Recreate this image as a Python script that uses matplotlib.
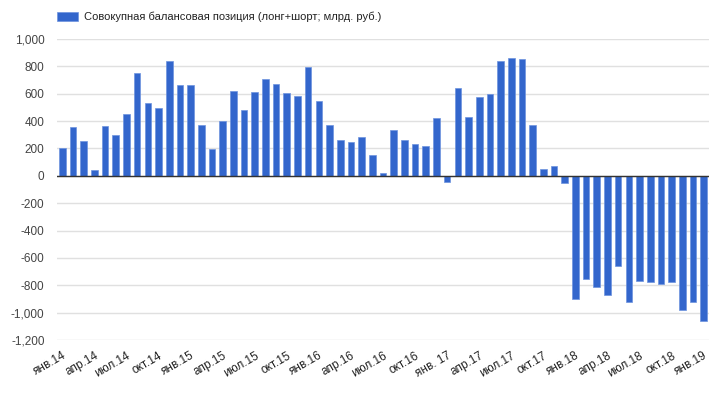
import numpy as np
import matplotlib
matplotlib.use('Agg')
import matplotlib.pyplot as plt
from matplotlib.ticker import FuncFormatter

# monthly values, янв.14 .. янв.19
values = [200, 358, 254, 46, 363, 298, 454, 749, 529, 498, 839, 663,
          663, 373, 195, 400, 622, 483, 615, 710, 671, 605, 585, 798,
          549, 368, 259, 244, 285, 154, 24, 332, 261, 232, 215, 424,
          -46, 639, 429, 578, 598, 839, 863, 854, 368, 51, 73, -51,
          -900, -751, -815, -873, -659, -924, -766, -778, -788, -773, -978, -924,
          -1063]
tick_labels = ['янв.14', 'апр.14', 'июл.14', 'окт.14',
               'янв.15', 'апр.15', 'июл.15', 'окт.15',
               'янв.16', 'апр.16', 'июл.16', 'окт.16',
               'янв. 17', 'апр.17', 'июл.17', 'окт.17',
               'янв.18', 'апр.18', 'июл.18', 'окт.18',
               'янв.19']
series_name = 'Совокупная балансовая позиция (лонг+шорт; млрд. руб.)'

plt.rcParams['font.family'] = ['Liberation Sans', 'DejaVu Sans']

fig = plt.figure(figsize=(7.28, 3.98), dpi=100)
ax = fig.add_axes([57 / 728, 1 - 340 / 398, 652 / 728, 301 / 398])

x = np.arange(len(values))
ax.bar(x, values, width=0.62, color='#3366cc', edgecolor='#6d93df', linewidth=0.5,
       label=series_name, zorder=3)

ax.set_xlim(-0.5, len(values) - 0.5)
ax.set_ylim(-1200, 1000)
ax.set_yticks(np.arange(-1200, 1001, 200))
ax.yaxis.set_major_formatter(FuncFormatter(lambda v, p: f'{int(v):,}'))
ax.grid(axis='y', color='#e0e0e0', linewidth=1, zorder=0)
ax.axhline(0, color='#333333', linewidth=1, zorder=4)

ax.set_xticks(x[::3])
ax.set_xticklabels(tick_labels, rotation=30, ha='right', rotation_mode='anchor')
ax.tick_params(axis='x', length=0, pad=7, labelsize=8.5, labelcolor='#222222')
ax.tick_params(axis='y', length=0, pad=9, labelsize=8.5, labelcolor='#444444')
for s in ax.spines.values():
    s.set_visible(False)

leg = fig.legend(loc='upper left', bbox_to_anchor=(47 / 728, 1 - 2 / 398), frameon=False,
                 fontsize=8, handlelength=1.9, handleheight=0.9, handletextpad=0.5)
for t in leg.get_texts():
    t.set_color('#222222')

fig.savefig('out.png', dpi=100)
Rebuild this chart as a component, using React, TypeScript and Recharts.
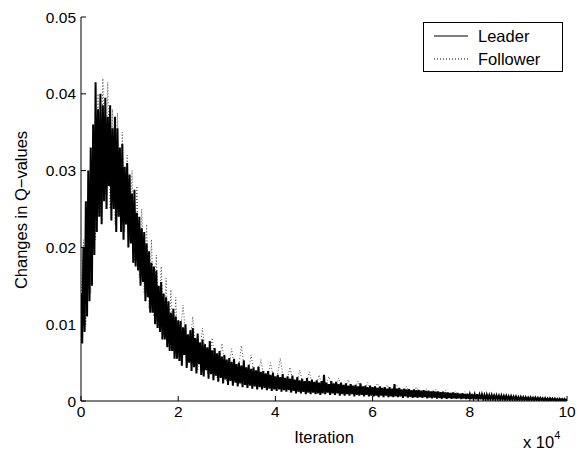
import { LineChart, Line, XAxis, YAxis, Label } from 'recharts'

const xTicks = [0, 2, 4, 6, 8, 10]
const yTicks = [0, 0.01, 0.02, 0.03, 0.04, 0.05]

// Leader: every 0.025 from 0 to 10, split in three stretches
const leaderEarly = [
  14, 7.5, 20, 9, 26, 11, 30, 13, 33, 15,
  36, 19, 41.5, 22, 38, 24, 40, 23, 38.5, 26,
  39.5, 25, 37, 28, 38.5, 23.5, 35.5, 25, 37, 22,
  35.5, 24, 33, 22, 33.5, 21, 30.5, 23, 31, 20,
  29.5, 20.5, 27, 18, 27.5, 17.5, 24.5, 17, 24, 15,
  22.5, 15.5, 22, 13, 20.5, 13.5, 19.5, 11.5, 18, 11.5,
  17.5, 10, 17, 9.5, 15, 9, 15.5, 8, 14, 8,
  13.5, 7, 13, 6.5, 11.5, 6.5, 12, 5.5, 11, 5.5,
  10.5,
]
const leaderMid = [
  5.2, 10.4, 4.6, 9.6, 6.0, 10.0, 4.3, 8.7, 5.0, 9.2,
  3.9, 9.5, 4.4, 8.2, 3.6, 8.8, 4.8, 7.6, 3.4, 8.0,
  3.2, 7.4, 4.0, 7.0, 2.9, 7.8, 3.5, 6.6, 2.7, 6.9,
  3.3, 6.2, 2.5, 6.5, 3.0, 5.8, 2.3, 6.0, 2.8, 5.4,
  2.1, 5.6, 2.6, 5.1, 2.0, 5.5, 2.4, 4.8, 1.9, 5.0,
  2.3, 4.6, 1.8, 5.3, 2.1, 4.4, 1.7, 4.7, 2.0, 4.2,
  1.6, 4.4, 1.9, 4.0, 1.5, 4.5, 1.8, 3.8, 1.5, 3.9,
  1.7, 3.6, 1.4, 3.9, 1.6, 3.4, 1.3, 3.7, 1.5, 3.2,
  1.3, 3.4, 1.5, 3.1, 1.2, 3.5, 1.4, 3.0, 1.2, 3.2,
  1.4, 2.9, 1.1, 3.3, 1.3, 2.8, 1.0, 3.1, 1.2, 2.7,
  1.0, 2.9, 1.2, 2.6, 0.9, 3.0, 1.1, 2.6, 0.9, 2.8,
  1.1, 2.5, 0.9, 2.7, 1.0, 2.4, 0.8, 2.6, 1.0, 3.4,
]
const leaderLate = [
  0.9, 2.4, 1.1, 2.2, 0.8, 2.6, 1.0, 2.3, 0.8, 2.5,
  1.0, 2.2, 0.7, 2.4, 0.9, 2.1, 0.7, 2.3, 0.9, 2.0,
  0.7, 2.2, 0.9, 2.0, 0.6, 2.1, 0.8, 1.9, 0.7, 2.3,
  0.8, 1.9, 0.6, 2.0, 0.8, 1.8, 0.6, 2.0, 0.7, 1.8,
  0.6, 1.9, 0.7, 1.7, 0.5, 1.9, 0.7, 1.7, 0.5, 1.8,
  0.7, 1.6, 0.5, 1.8, 0.6, 1.6, 0.5, 2.2, 0.6, 1.6,
  0.5, 1.7, 0.6, 1.5, 0.4, 1.6, 0.6, 1.5, 0.45, 1.55,
  0.55, 1.4, 0.4, 1.5, 0.5, 1.4, 0.4, 1.45, 0.5, 1.35,
  0.4, 1.4, 0.5, 1.3, 0.35, 1.35, 0.45, 1.25, 0.35, 1.3,
  0.45, 1.2, 0.3, 1.25, 0.4, 1.15, 0.3, 1.2, 0.4, 1.1,
  0.3, 1.1, 0.38, 1.05, 0.28, 1.1, 0.35, 1.0, 0.28, 1.05,
  0.35, 0.95, 0.25, 1.0, 0.32, 0.92, 0.25, 0.95, 0.3, 0.88,
  0.25, 0.9, 0.3, 0.85, 0.22, 0.88, 0.28, 0.82, 0.22, 0.85,
  0.26, 0.78, 0.2, 0.8, 0.25, 0.75, 0.2, 0.77, 0.24, 0.7,
  0.18, 0.72, 0.22, 0.68, 0.17, 0.7, 0.2, 0.64, 0.16, 0.66,
  0.2, 0.6, 0.15, 0.62, 0.18, 0.56, 0.14, 0.58, 0.17, 0.52,
  0.13, 0.54, 0.16, 0.5, 0.12, 0.5, 0.15, 0.46, 0.11, 0.47,
  0.14, 0.43, 0.1, 0.44, 0.12, 0.4, 0.09, 0.41, 0.11, 0.37,
  0.08, 0.38, 0.1, 0.34, 0.07, 0.35, 0.09, 0.31, 0.07, 0.32,
  0.08, 0.28, 0.06, 0.29, 0.07, 0.25, 0.05, 0.26, 0.06, 0.22,
]

// Follower: every 0.05 from 0 to 2, then every 0.1 from 2.1 to 10
const followerEarly = [
  12, 21, 10, 30, 14, 36, 21, 40, 24, 42,
  27, 41.5, 25, 38, 23, 37.5, 24, 35, 22, 32,
  21, 30, 18, 28, 16, 25, 14, 23, 12, 21,
  11, 19, 9.5, 17.5, 8.5, 16, 7.5, 14.5, 6.5, 13.5,
  6,
]
const followerLate = [
  12.5, 5, 11, 4, 9.5, 3.5, 8.2, 3, 7.5, 2.6,
  6.8, 2.3, 7.2, 2.0, 6.0, 1.9, 5.4, 1.7, 5.0, 1.6,
  5.6, 1.5, 4.4, 1.4, 4.0, 1.3, 3.8, 1.2, 3.4, 1.1,
  3.2, 1.1, 3.0, 1.0, 2.8, 0.9, 2.6, 0.9, 2.4, 0.8,
  2.3, 0.8, 2.1, 0.7, 2.0, 0.7, 1.9, 0.6, 1.8, 0.6,
  1.6, 0.5, 1.5, 0.5, 1.4, 0.45, 1.3, 0.4, 1.2, 0.4,
  1.1, 0.35, 1.0, 0.3, 0.9, 0.3, 0.8, 0.25, 0.7, 0.2,
  0.6, 0.2, 0.5, 0.15, 0.45, 0.12, 0.4, 0.1, 0.35, 0.1,
]

// each segment: [values, first iteration, spacing]
const toSeries = (segments: [number[], number, number][]) =>
  segments.flatMap(([vals, start, step]) =>
    vals.map((v, i) => ({ iter: start + i * step, q: v / 1000 })))

const leaderData = toSeries([
  [leaderEarly, 0, 0.025],
  [leaderMid, 2.025, 0.025],
  [leaderLate, 5.025, 0.025],
])
const followerData = toSeries([
  [followerEarly, 0, 0.05],
  [followerLate, 2.1, 0.1],
])

const FONT = '"Liberation Sans", Arial, Helvetica, sans-serif'
const TICK_FS = 15.5
const LABEL_FS = 16.5
const GAP = 5
const TICK_LEN = 5

const YTick = ({ x, y, payload }: any) => (
  <g>
    <line x1={x + GAP} x2={x + GAP + TICK_LEN} y1={y} y2={y} stroke="#000" />
    <text x={x} y={y} dy="0.36em" textAnchor="end" fontSize={TICK_FS} fontFamily={FONT} fill="#000">
      {String(payload.value)}
    </text>
  </g>
)

const XTick = ({ x, y, payload }: any) => (
  <g>
    <line x1={x} x2={x} y1={y - GAP} y2={y - GAP - TICK_LEN} stroke="#000" />
    <text x={x} y={y} dy="0.71em" textAnchor="middle" fontSize={TICK_FS} fontFamily={FONT} fill="#000">
      {String(payload.value)}
    </text>
  </g>
)

export default function App() {
  return (
    <div style={{ position: 'absolute', left: 0, top: 0, width: 585, height: 456, background: '#fff' }}>
      <LineChart width={585} height={456} margin={{ top: 17, right: 18, bottom: 0, left: 0 }}>
        <XAxis dataKey="iter" type="number" domain={[0, 10]} ticks={xTicks} allowDataOverflow
          height={55} tickSize={0} tickMargin={GAP} tick={<XTick />} axisLine={{ stroke: '#000' }}>
          <Label content={() => (
            <text x={324} y={443} textAnchor="middle" fontSize={LABEL_FS} fontFamily={FONT} fill="#000">Iteration</text>
          )} />
        </XAxis>
        <YAxis dataKey="q" type="number" domain={[0, 0.05]} ticks={yTicks} allowDataOverflow
          width={81} tickSize={0} tickMargin={GAP} tick={<YTick />} axisLine={{ stroke: '#000' }}>
          <Label content={() => (
            <text x={27} y={210} transform="rotate(-90 27 210)" textAnchor="middle"
              fontSize={LABEL_FS} fontFamily={FONT} fill="#000">Changes in Q−values</text>
          )} />
        </YAxis>
        <Line data={followerData} dataKey="q" type="linear" stroke="#555" strokeWidth={1}
          strokeDasharray="1 2" dot={false} isAnimationActive={false} />
        <Line data={leaderData} dataKey="q" type="linear" stroke="#000" strokeWidth={2}
          dot={false} isAnimationActive={false} />
      </LineChart>

      {/* legend box, MATLAB style */}
      <div style={{
        position: 'absolute', left: 423, top: 22, width: 138, height: 48,
        border: '1px solid #000', background: '#fff', fontFamily: FONT, fontSize: LABEL_FS,
      }}>
        {[
          { name: 'Leader', dash: undefined },
          { name: 'Follower', dash: '1 2' },
        ].map((s, i) => (
          <div key={s.name} style={{ position: 'absolute', left: 0, top: 2 + i * 23, height: 22, display: 'flex', alignItems: 'center' }}>
            <svg width={54} height={22}>
              <line x1={10} x2={44} y1={11} y2={11} stroke="#000" strokeWidth={1} strokeDasharray={s.dash} />
            </svg>
            <span style={{ lineHeight: '22px' }}>{s.name}</span>
          </div>
        ))}
      </div>

      {/* axis exponent */}
      <div style={{ position: 'absolute', left: 523, top: 431, fontFamily: FONT, fontSize: LABEL_FS, whiteSpace: 'nowrap' }}>
        x 10<sup style={{ fontSize: 11, position: 'relative', top: -2 }}>4</sup>
      </div>
    </div>
  )
}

### Problem to solve
Without the pictures, copy the entries from their first line through the line containing "from matplotlib.ticker import FuncFormatter", and only those lines.

### The reply
Recreate this image as a Python script that uses matplotlib.
import numpy as np
import matplotlib
matplotlib.use('Agg')
import matplotlib.pyplot as plt
from matplotlib.ticker import FuncFormatter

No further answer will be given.